Ross Gay has a new book out called Inciting Joy. He speaks to those of us with cloud of grief around us that we think needs to pass before joy like the sun can shine again. But Ross Gay wrote, “The way I think of joy — not only does it not exist absent sorrow, but it actually requires sorrow to exist. The way I think of joy is that it is what is luminous about us when we’re helping each other, when we’re holding each other through our sorrows.”

             [Three notes on the piano]

If there are big changes going on with you right now, and you really aren’t sure how it will all turn out, maybe you have a kind of morning sickness of your own in the stomach-churning uncertainty of it all, (1) maybe comparisons that just weigh you down, maybe you could follow Mary’s lead and insist on joy this year.

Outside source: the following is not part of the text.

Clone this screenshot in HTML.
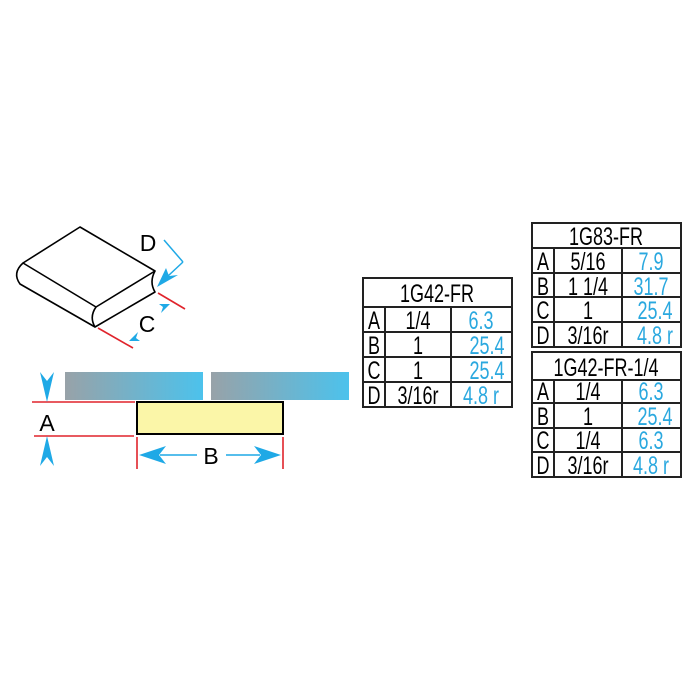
<!DOCTYPE html>
<html><head><meta charset="utf-8"><style>html,body{margin:0;padding:0;background:#fff}svg{display:block}text{font-family:"Liberation Sans",sans-serif}</style></head>
<body>
<svg width="700" height="700" viewBox="0 0 700 700" xmlns="http://www.w3.org/2000/svg">
<defs>
<linearGradient id="g" x1="0" x2="1" y1="0" y2="0"><stop offset="0" stop-color="#98a2a8"/><stop offset="1" stop-color="#4cc2ec"/></linearGradient>
</defs>
<g fill="none" stroke="#000" stroke-width="1.6" stroke-linejoin="round">
<path d="M23,263 L80,227 L155,271 L96,307 Z" fill="#fff"/>
<path d="M23,263 Q12,273 20,284 L95,327"/>
<path d="M96,307 Q89,317 95,327 L155,292 Q149,282 155,271"/>
</g>
<g stroke="#e0242c" stroke-width="1.6">
<line x1="98" y1="328" x2="133" y2="348"/>
<line x1="158" y1="293" x2="185" y2="309"/>
<line x1="32" y1="402" x2="135" y2="402"/>
<line x1="34" y1="436" x2="134" y2="436"/>
<line x1="137" y1="437" x2="137" y2="469"/>
<line x1="283" y1="437" x2="283" y2="469"/>
</g>
<g fill="#1fa9e6" stroke="#1fa9e6">
<line x1="164" y1="240" x2="183" y2="262" stroke-width="1.5" fill="none"/>
<line x1="183" y1="262" x2="168" y2="276" stroke-width="1.5"/>
<path d="M157,287 L166,268 L169,276 L178,275 Z" stroke="none"/>
<path d="M129,341 L138,332 L136,338 L140,341 Z" stroke="none"/>
<path d="M170,304 L161,313 L163,307 L159,304 Z" stroke="none"/>
<path d="M47,402 L40,372 L47,381 L54,372 Z" stroke="none"/>
<path d="M47,436 L40,466 L47,457 L54,466 Z" stroke="none"/>
<path d="M139,455 L166,446 L159,455 L166,464 Z" stroke="none"/>
<path d="M281,455 L254,446 L261,455 L254,464 Z" stroke="none"/>
<line x1="160" y1="455" x2="197" y2="455" stroke-width="1.5"/>
<line x1="226" y1="455" x2="260" y2="455" stroke-width="1.5"/>
</g>
<text x="148" y="251" font-size="23" text-anchor="middle">D</text>
<text x="147" y="332" font-size="23" text-anchor="middle">C</text>
<text x="47" y="431" font-size="23" text-anchor="middle">A</text>
<text x="211" y="464" font-size="23" text-anchor="middle">B</text>
<rect x="65" y="372" width="138" height="28" fill="url(#g)"/>
<rect x="211" y="372" width="138" height="28" fill="url(#g)"/>
<rect x="137" y="402" width="146" height="32" fill="#fbf6a8" stroke="#000" stroke-width="2"/>

<g fill="none" stroke="#222" stroke-width="2">
<rect x="363" y="278" width="149" height="129"/>
<line x1="363" y1="307" x2="512" y2="307"/>
<line x1="363" y1="332" x2="512" y2="332"/>
<line x1="363" y1="357" x2="512" y2="357"/>
<line x1="363" y1="382" x2="512" y2="382"/>
<line x1="385" y1="307" x2="385" y2="407"/>
<line x1="451" y1="307" x2="451" y2="407"/>

<rect x="532" y="223" width="149" height="124"/>
<line x1="532" y1="248" x2="681" y2="248"/>
<line x1="532" y1="273" x2="681" y2="273"/>
<line x1="532" y1="297" x2="681" y2="297"/>
<line x1="532" y1="322" x2="681" y2="322"/>
<line x1="554" y1="248" x2="554" y2="347"/>
<line x1="622" y1="248" x2="622" y2="347"/>

<rect x="532" y="352" width="149" height="125"/>
<line x1="532" y1="380" x2="681" y2="380"/>
<line x1="532" y1="403" x2="681" y2="403"/>
<line x1="532" y1="428" x2="681" y2="428"/>
<line x1="532" y1="452" x2="681" y2="452"/>
<line x1="554" y1="380" x2="554" y2="477"/>
<line x1="622" y1="380" x2="622" y2="477"/>
</g>
<g font-size="25" text-anchor="middle">
<g transform="translate(437,302) scale(0.72,1)"><text>1G42-FR</text></g>
<g transform="translate(374,329) scale(0.72,1)"><text>A</text></g>
<g transform="translate(374,354) scale(0.72,1)"><text>B</text></g>
<g transform="translate(374,379) scale(0.72,1)"><text>C</text></g>
<g transform="translate(374,404) scale(0.72,1)"><text>D</text></g>
<g transform="translate(418,329) scale(0.72,1)"><text>1/4</text></g>
<g transform="translate(418,354) scale(0.72,1)"><text>1</text></g>
<g transform="translate(418,379) scale(0.72,1)"><text>1</text></g>
<g transform="translate(418,404) scale(0.72,1)"><text>3/16r</text></g>
<g fill="#2aa8df">
<g transform="translate(481,329) scale(0.72,1)"><text>6.3</text></g>
<g transform="translate(487,354) scale(0.72,1)"><text>25.4</text></g>
<g transform="translate(487,379) scale(0.72,1)"><text>25.4</text></g>
<g transform="translate(481,404) scale(0.72,1)"><text>4.8 r</text></g>
</g>

<g transform="translate(606,245) scale(0.72,1)"><text>1G83-FR</text></g>
<g transform="translate(543,270) scale(0.72,1)"><text>A</text></g>
<g transform="translate(543,295) scale(0.72,1)"><text>B</text></g>
<g transform="translate(543,319) scale(0.72,1)"><text>C</text></g>
<g transform="translate(543,344) scale(0.72,1)"><text>D</text></g>
<g transform="translate(588,270) scale(0.72,1)"><text>5/16</text></g>
<g transform="translate(588,295) scale(0.72,1)"><text>1 1/4</text></g>
<g transform="translate(588,319) scale(0.72,1)"><text>1</text></g>
<g transform="translate(588,344) scale(0.72,1)"><text>3/16r</text></g>
<g fill="#2aa8df">
<g transform="translate(651,270) scale(0.72,1)"><text>7.9</text></g>
<g transform="translate(651,295) scale(0.72,1)"><text>31.7</text></g>
<g transform="translate(655,319) scale(0.72,1)"><text>25.4</text></g>
<g transform="translate(655,344) scale(0.72,1)"><text>4.8 r</text></g>
</g>

<g transform="translate(606,376) scale(0.72,1)"><text>1G42-FR-1/4</text></g>
<g transform="translate(543,400) scale(0.72,1)"><text>A</text></g>
<g transform="translate(543,425) scale(0.72,1)"><text>B</text></g>
<g transform="translate(543,449) scale(0.72,1)"><text>C</text></g>
<g transform="translate(543,474) scale(0.72,1)"><text>D</text></g>
<g transform="translate(588,400) scale(0.72,1)"><text>1/4</text></g>
<g transform="translate(588,425) scale(0.72,1)"><text>1</text></g>
<g transform="translate(588,449) scale(0.72,1)"><text>1/4</text></g>
<g transform="translate(588,474) scale(0.72,1)"><text>3/16r</text></g>
<g fill="#2aa8df">
<g transform="translate(651,400) scale(0.72,1)"><text>6.3</text></g>
<g transform="translate(655,425) scale(0.72,1)"><text>25.4</text></g>
<g transform="translate(651,449) scale(0.72,1)"><text>6.3</text></g>
<g transform="translate(651,474) scale(0.72,1)"><text>4.8 r</text></g>
</g>
</g>
</svg>
</body></html>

Maybe you speak a holy “No” to the parts of this world and the parts of your brain that promise only doom. And who knows, maybe the Holy Spirit has come upon you too. Maybe that cloud over your head is the shadow of the most high God.

And rest assured: The good news is that the baby will come, regardless of how many items remain on our to-do lists, regardless of how prepared we are.  God is going to break into the world, once again, by bringing us this child, this savior.  And if we stop, if we take another moment to wait, to be filled to the brim with hopeful expectation, we might be surprised by our experience of God.  We might be surprised by the new thing that God is doing today.  It is not likely to be what we expect—it is likely to turn the world upside-down.  And maybe, just maybe, it will cause us to burst into song. (2) 


(1) With gratitude for this idea to Barbara Brown Taylor, “Singing Ahead of Time,” Home By Another Way.

(2) With gratitude to Rev. Jessica Tate for her brilliant paper from The Well, a lectionary preaching group.